» What you will do
Leave out every picture, then output exactly the lines between the ones holding "Output the HTML that produces this rendering." and "11: AMBULANCE RESERVATION</text>", inclusive, and nothing beyond them.

» Stored dataset items
╔══

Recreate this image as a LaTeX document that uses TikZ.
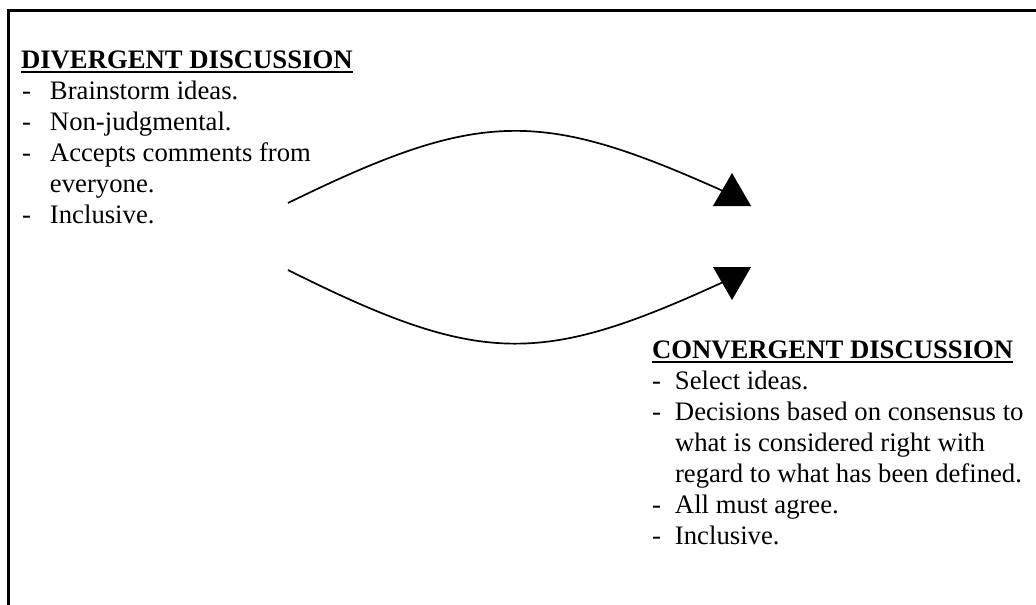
\documentclass[tikz,border=0pt]{standalone}
\usepackage{fontspec}
\setmainfont{Liberation Serif}
\usetikzlibrary{shapes.geometric,positioning}

\newcommand{\hdul}[1]{\setbox0\hbox{#1}\rlap{\vrule height -2.8pt depth 5pt width \wd0}\box0}
\newcommand{\itm}[2][23pt]{\strut\makebox[#1][l]{-}#2}
\newcommand{\cnt}[2][23pt]{\strut\hspace*{#1}#2}

\begin{document}
\begin{tikzpicture}[x=1pt,y=-1pt,
    txt/.style={inner sep=0pt, outer sep=0pt, font=\fontsize{26.7}{31}\selectfont},
    head/.style={txt, anchor=base west, font=\fontsize{26.7}{31}\selectfont\bfseries},
    items/.style={txt, anchor=north west, align=left},
    tri/.style={regular polygon, regular polygon sides=3, fill=black, draw=none,
        minimum size=44pt, inner sep=0pt, outer sep=0pt},
    flow/.style={line width=1.7pt}]
    \useasboundingbox (0,0) rectangle (1036,605);

    % frame
    \draw[line width=3pt] (8.5,605) |- (1036,10.5);

    % divergent side
    \node[head] (divhead) at (21,68) {\hdul{DIVERGENT DISCUSSION}};
    \node[items] (divlist) at (22,77.3) {\itm[28pt]{Brainstorm ideas.}\\
        \itm[28pt]{Non-judgmental.}\\
        \itm[28pt]{Accepts comments from}\\
        \cnt[28pt]{everyone.}\\
        \itm[28pt]{Inclusive.}};

    % convergent side
    \node[head] (convhead) at (652,358) {\hdul{CONVERGENT DISCUSSION}};
    \node[items] (convlist) at (652,367.3) {\itm{Select ideas.}\\
        \itm{Decisions based on consensus to}\\
        \cnt{what is considered right with}\\
        \cnt{regard to what has been defined.}\\
        \itm{All must agree.}\\
        \itm{Inclusive.}};

    % arrows
    \node[tri] (triup) at (732,195) {};
    \node[tri, shape border rotate=180] (tridown) at (732,278) {};
    \coordinate (divstart) at (288,203);
    \coordinate (convstart) at (288,270);

    \draw[flow] (divstart) .. controls (480,109) and (540,109) .. (triup);
    \draw[flow] (convstart) .. controls (480,366) and (540,366) .. (tridown);
\end{tikzpicture}
\end{document}
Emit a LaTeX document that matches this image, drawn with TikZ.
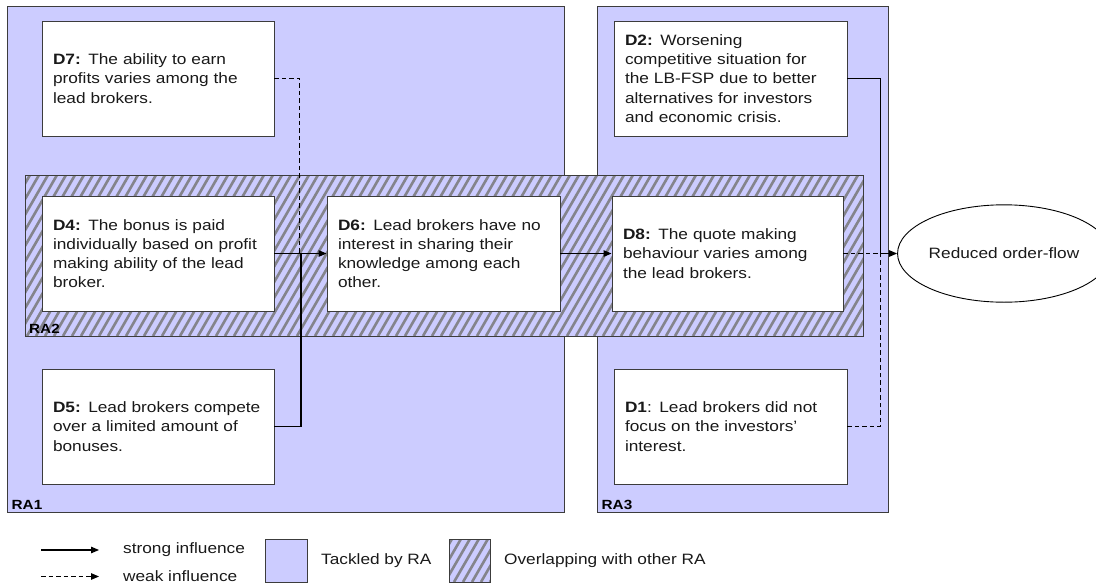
\documentclass[tikz,border=0pt]{standalone}
\usepackage{fontspec}
\setmainfont{Liberation Sans}[FakeStretch=1.15]
\usetikzlibrary{arrows.meta,shapes.geometric}
\definecolor{lav}{RGB}{204,204,255}
\definecolor{hatchgray}{RGB}{132,132,140}
\definecolor{bord}{RGB}{60,60,60}
\definecolor{ink}{RGB}{25,25,25}
\tikzset{
  txt/.style={font=\fontsize{15}{19.2}\selectfont, text=ink},
  dbox/.style={txt, draw=bord, line width=0.9pt, fill=white, rectangle, inner xsep=11pt, inner ysep=0pt, minimum height=115pt, align=left, anchor=center},
  ralabel/.style={font=\bfseries\fontsize{13.3}{15}\selectfont, anchor=base west, inner sep=0pt},
  strong/.style={draw=black, line width=1.1pt},
  weak/.style={draw=black, line width=1.1pt, dash pattern=on 4.5pt off 3pt},
  tip/.style={-{Triangle[length=8pt,width=6.5pt]}},
  hatchline/.style={draw=hatchgray, line width=2.6pt},
  region/.style={draw=bord, line width=0.9pt, fill=lav},
  legtext/.style={txt, anchor=west, inner sep=0pt},
}
\begin{document}
\begin{tikzpicture}[x=1pt,y=-1pt]
\useasboundingbox (0,0) rectangle (1096,587);
% regions RA1 and RA3
\draw[region] (7.5,6.5) rectangle (564.5,512.5);
\draw[region] (597.5,6.5) rectangle (888.5,512.5);
% RA2 hatched band
\begin{scope}
  \clip (25,175) rectangle (863,336);
  \fill[lav] (25,175) rectangle (863,336);
  \foreach \x in {-90,-81,...,870} \draw[hatchline] (\x,336) -- ++(93,-161);
\end{scope}
\draw[draw=bord,line width=0.9pt] (25,175) rectangle (863,336);
% region labels
\node[ralabel] (ra1) at (11.5,509.5) {RA1};
\node[ralabel] (ra2) at (29,333) {RA2};
\node[ralabel] (ra3) at (601.5,509.5) {RA3};
% boxes
\node[dbox, text width=210pt] (D7) at (158,78.5) {\textbf{D7:} The ability to earn\\profits varies among the\\lead brokers.};
\node[dbox, text width=210pt] (D4) at (158,253.5) {\textbf{D4:} The bonus is paid\\individually based on profit\\making ability of the lead\\broker.};
\node[dbox, text width=210pt] (D5) at (158,426.5) {\textbf{D5:} Lead brokers compete\\over a limited amount of\\bonuses.};
\node[dbox, text width=211pt] (D6) at (443.5,253.5) {\textbf{D6:} Lead brokers have no\\interest in sharing their\\knowledge among each\\other.};
\node[dbox, text width=209pt] (D8) at (727.5,253.5) {\textbf{D8:} The quote making\\behaviour varies among\\the lead brokers.};
\node[dbox, text width=211pt] (D2) at (730.5,78.5) {\textbf{D2:} Worsening\\competitive situation for\\the LB-FSP due to better\\alternatives for investors\\and economic crisis.};
\node[dbox, text width=211pt] (D1) at (730.5,426.5) {\textbf{D1}: Lead brokers did not\\focus on the investors’\\interest.};
\node[txt, draw=black, line width=0.9pt, ellipse, minimum width=182pt, minimum height=97.4pt, inner sep=0pt, fill=white] (E) at (1004,253.5) {Reduced order-flow};
% connectors
\coordinate (j1) at (301,253.5);
\coordinate (j2) at (299.5,253.5);
\coordinate (j3) at (880.7,253.5);
\draw[weak] (D7.east) -| (j2);
\draw[strong] (D5.east) -| (j1);
\draw[strong,tip] (D4.east) -- (D6.west);
\draw[strong,tip] (D6.east) -- (D8.west);
\draw[weak] (D8.east) -- (j3);
\draw[weak] (D1.east) -| (j3);
\draw[strong,tip] (D2.east) -| (j3) -- (E.west);
% legend
\coordinate (ls1) at (41,550);
\coordinate (ls2) at (99,550);
\coordinate (lw1) at (41,576.5);
\coordinate (lw2) at (99,576.5);
\draw[strong,tip] (ls1) -- (ls2);
\draw[weak,tip] (lw1) -- (lw2);
\node[legtext] (lst) at (123,550) {strong influence};
\node[legtext] (lwt) at (123,576.5) {weak influence};
\node[draw=bord, line width=0.9pt, fill=lav, minimum width=42pt, minimum height=43pt, inner sep=0pt] (lbox) at (286,560.5) {};
\node[legtext] (lboxt) at (321,561) {Tackled by RA};
\begin{scope}
  \clip (449,539) rectangle (490,582);
  \fill[lav] (449,539) rectangle (490,582);
  \foreach \x in {400,409,...,500} \draw[hatchline] (\x,582) -- ++(24.9,-43);
\end{scope}
\node[draw=bord, line width=0.9pt, minimum width=41pt, minimum height=43pt, inner sep=0pt] (hbox) at (469.5,560.5) {};
\node[legtext] (hboxt) at (504,561) {Overlapping with other RA};
\end{tikzpicture}
\end{document}
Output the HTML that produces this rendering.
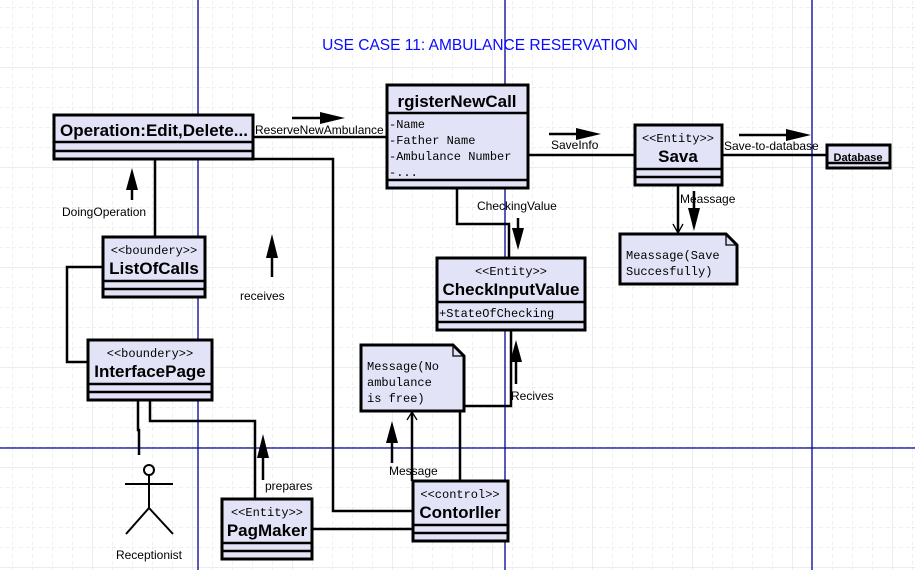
<!DOCTYPE html>
<html><head><meta charset="utf-8"><style>
html,body{margin:0;padding:0;background:#fff;}
svg{display:block;}
.s{font-family:"Liberation Mono",monospace;font-size:12px;}
.b{font-family:"Liberation Sans",sans-serif;font-weight:bold;font-size:17px;}
.l{font-family:"Liberation Sans",sans-serif;font-size:12px;}
</style></head><body>
<svg width="915" height="570" xmlns="http://www.w3.org/2000/svg">
<defs>
<pattern id="g" x="12" y="7" width="20" height="20" patternUnits="userSpaceOnUse">
<path d="M0 0H20M0 0V20" stroke="#dde3e3" stroke-width="1" stroke-dasharray="4,3" fill="none"/>
</pattern>
<pattern id="G" x="92" y="67" width="100" height="100" patternUnits="userSpaceOnUse">
<path d="M0 0H100M0 0V100" stroke="#d6dede" stroke-width="1" fill="none"/>
</pattern>
</defs>
<rect width="915" height="570" fill="url(#g)"/>
<rect width="915" height="570" fill="url(#G)"/>
<g stroke="#00009a" stroke-width="1.3">
<line x1="198" y1="0" x2="198" y2="570"/><line x1="505" y1="0" x2="505" y2="570"/><line x1="812" y1="0" x2="812" y2="570"/><line x1="0" y1="448" x2="915" y2="448"/>
</g>
<text x="480" y="50" text-anchor="middle" fill="#0a0aff" font-family="Liberation Sans,sans-serif" font-size="15.5">USE CASE 11: AMBULANCE RESERVATION</text>

<g stroke="#000" stroke-width="2.5" fill="none">
<path d="M253 137H387"/>
<path d="M253 159H333V511H418"/>
<path d="M155 159V237"/>
<path d="M103 267H67V362H88"/>
<path d="M138 400V430H139V455"/>
<path d="M150 400V421H255V499"/>
<path d="M312 529H416V522H420"/>
<path d="M460 481V406H511V330"/>
<path d="M412 481V413"/>
<path d="M457 188V224H509V258"/>
<path d="M528 155H635"/>
<path d="M722 155H827"/>
<path d="M678 185V232"/>
<path d="M292 118H325"/><path d="M549 134H580"/><path d="M739 135H790"/>
<path d="M132 200V185"/><path d="M272 277V255"/><path d="M263 480V455"/>
<path d="M392 463V440"/><path d="M516 384V360"/>
<path d="M518 218V232"/><path d="M694 191V210"/>
</g>
<g fill="#000">
<polygon points="320,112 345,118 320,124"/>
<polygon points="576,128 601,134 576,140"/>
<polygon points="786,129 811,135 786,141"/>
<polygon points="126,190 132,168 138,190"/>
<polygon points="266,258 272,234 278,258"/>
<polygon points="257,458 263,434 269,458"/>
<polygon points="386,443 392,421 398,443"/>
<polygon points="510,362 516,340 522,362"/>
<polygon points="512,228 518,250 524,228"/>
<polygon points="688,208 694,231 700,208"/>
</g>
<g stroke="#000" stroke-width="1.3" fill="none">
<path d="M407 420L412 412L417 420"/>
<path d="M673 224L678 233L683 224"/>
</g>

<g stroke="#000" stroke-width="3" fill="#e3e3f7">
<rect x="54" y="115" width="199" height="44"/>
<rect x="387" y="85" width="141" height="103"/>
<rect x="103" y="237" width="102" height="60"/>
<rect x="88" y="340" width="124" height="60"/>
<rect x="437" y="258" width="148" height="72"/>
<rect x="635" y="125" width="87" height="60"/>
<rect x="827" y="145" width="63" height="23"/>
<rect x="222" y="499" width="90" height="60"/>
<rect x="413" y="481" width="95" height="60"/>
<path d="M361 345H453L464 356V411H361Z"/>
<path d="M620 234H726L737 245V284H620Z"/>
</g>
<g stroke="#000" stroke-width="2.5" fill="none">
<path d="M54 142H253M54 151H253"/>
<path d="M387 113H528M387 180H528"/>
<path d="M103 281H205M103 289H205"/>
<path d="M88 384H212M88 392H212"/>
<path d="M437 302H585M437 322H585"/>
<path d="M635 169H722M635 177H722"/>
<path d="M827 163H890"/>
<path d="M222 543H312M222 551H312"/>
<path d="M413 525H508M413 533H508"/>
<path d="M453 345V356H464M726 234V245H737" stroke-width="1.3"/>
</g>

<g stroke="#000" stroke-width="2" fill="none">
<circle cx="149" cy="470" r="5"/>
<path d="M149 475V508M125 484H173M126 534L149 508L173 534"/>
</g>

<text class="b" x="154" y="136" text-anchor="middle">Operation:Edit,Delete...</text>
<text class="b" x="457" y="107" text-anchor="middle">rgisterNewCall</text>
<text class="s" x="389" y="128">-Name</text>
<text class="s" x="389" y="144">-Father Name</text>
<text class="s" x="389" y="160">-Ambulance Number</text>
<text class="s" x="389" y="176">-...</text>
<text class="s" x="154" y="254" text-anchor="middle">&lt;&lt;boundery&gt;&gt;</text>
<text class="b" x="154" y="274" text-anchor="middle">ListOfCalls</text>
<text class="s" x="150" y="357" text-anchor="middle">&lt;&lt;boundery&gt;&gt;</text>
<text class="b" x="150" y="377" text-anchor="middle">InterfacePage</text>
<text class="s" x="511" y="275" text-anchor="middle">&lt;&lt;Entity&gt;&gt;</text>
<text class="b" x="511" y="295" text-anchor="middle">CheckInputValue</text>
<text class="s" x="439" y="317">+StateOfChecking</text>
<text class="s" x="678" y="142" text-anchor="middle">&lt;&lt;Entity&gt;&gt;</text>
<text class="b" x="678" y="162" text-anchor="middle">Sava</text>
<text x="858" y="161" text-anchor="middle" font-family="Liberation Sans,sans-serif" font-weight="bold" font-size="11">Database</text>
<text class="s" x="267" y="516" text-anchor="middle">&lt;&lt;Entity&gt;&gt;</text>
<text class="b" x="267" y="536" text-anchor="middle">PagMaker</text>
<text class="s" x="460" y="498" text-anchor="middle">&lt;&lt;control&gt;&gt;</text>
<text class="b" x="460" y="518" text-anchor="middle">Contorller</text>
<text class="s" x="367" y="370" font-size="11">Message(No</text>
<text class="s" x="367" y="386" font-size="11">ambulance</text>
<text class="s" x="367" y="402" font-size="11">is free)</text>
<text class="s" x="626" y="259" font-size="11">Meassage(Save</text>
<text class="s" x="626" y="275" font-size="11">Succesfully)</text>
<text class="l" x="255" y="134">ReserveNewAmbulance</text>
<text class="l" x="62" y="216">DoingOperation</text>
<text class="l" x="240" y="300">receives</text>
<text class="l" x="477" y="210">CheckingValue</text>
<text class="l" x="551" y="149">SaveInfo</text>
<text class="l" x="724" y="150">Save-to-database</text>
<text class="l" x="680" y="203">Meassage</text>
<text class="l" x="511" y="400">Recives</text>
<text class="l" x="389" y="475">Message</text>
<text class="l" x="265" y="490">prepares</text>
<text class="l" x="149" y="559" text-anchor="middle">Receptionist</text>
</svg>
</body></html>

╚══

» Solution
Output the HTML that produces this rendering.
<!DOCTYPE html>
<html><head><meta charset="utf-8"><style>
html,body{margin:0;padding:0;background:#fff;}
svg{display:block;}
.s{font-family:"Liberation Mono",monospace;font-size:12px;}
.b{font-family:"Liberation Sans",sans-serif;font-weight:bold;font-size:17px;}
.l{font-family:"Liberation Sans",sans-serif;font-size:12px;}
</style></head><body>
<svg width="915" height="570" xmlns="http://www.w3.org/2000/svg">
<defs>
<pattern id="g" x="12" y="7" width="20" height="20" patternUnits="userSpaceOnUse">
<path d="M0 0H20M0 0V20" stroke="#dde3e3" stroke-width="1" stroke-dasharray="4,3" fill="none"/>
</pattern>
<pattern id="G" x="92" y="67" width="100" height="100" patternUnits="userSpaceOnUse">
<path d="M0 0H100M0 0V100" stroke="#d6dede" stroke-width="1" fill="none"/>
</pattern>
</defs>
<rect width="915" height="570" fill="url(#g)"/>
<rect width="915" height="570" fill="url(#G)"/>
<g stroke="#00009a" stroke-width="1.3">
<line x1="198" y1="0" x2="198" y2="570"/><line x1="505" y1="0" x2="505" y2="570"/><line x1="812" y1="0" x2="812" y2="570"/><line x1="0" y1="448" x2="915" y2="448"/>
</g>
<text x="480" y="50" text-anchor="middle" fill="#0a0aff" font-family="Liberation Sans,sans-serif" font-size="15.5">USE CASE 11: AMBULANCE RESERVATION</text>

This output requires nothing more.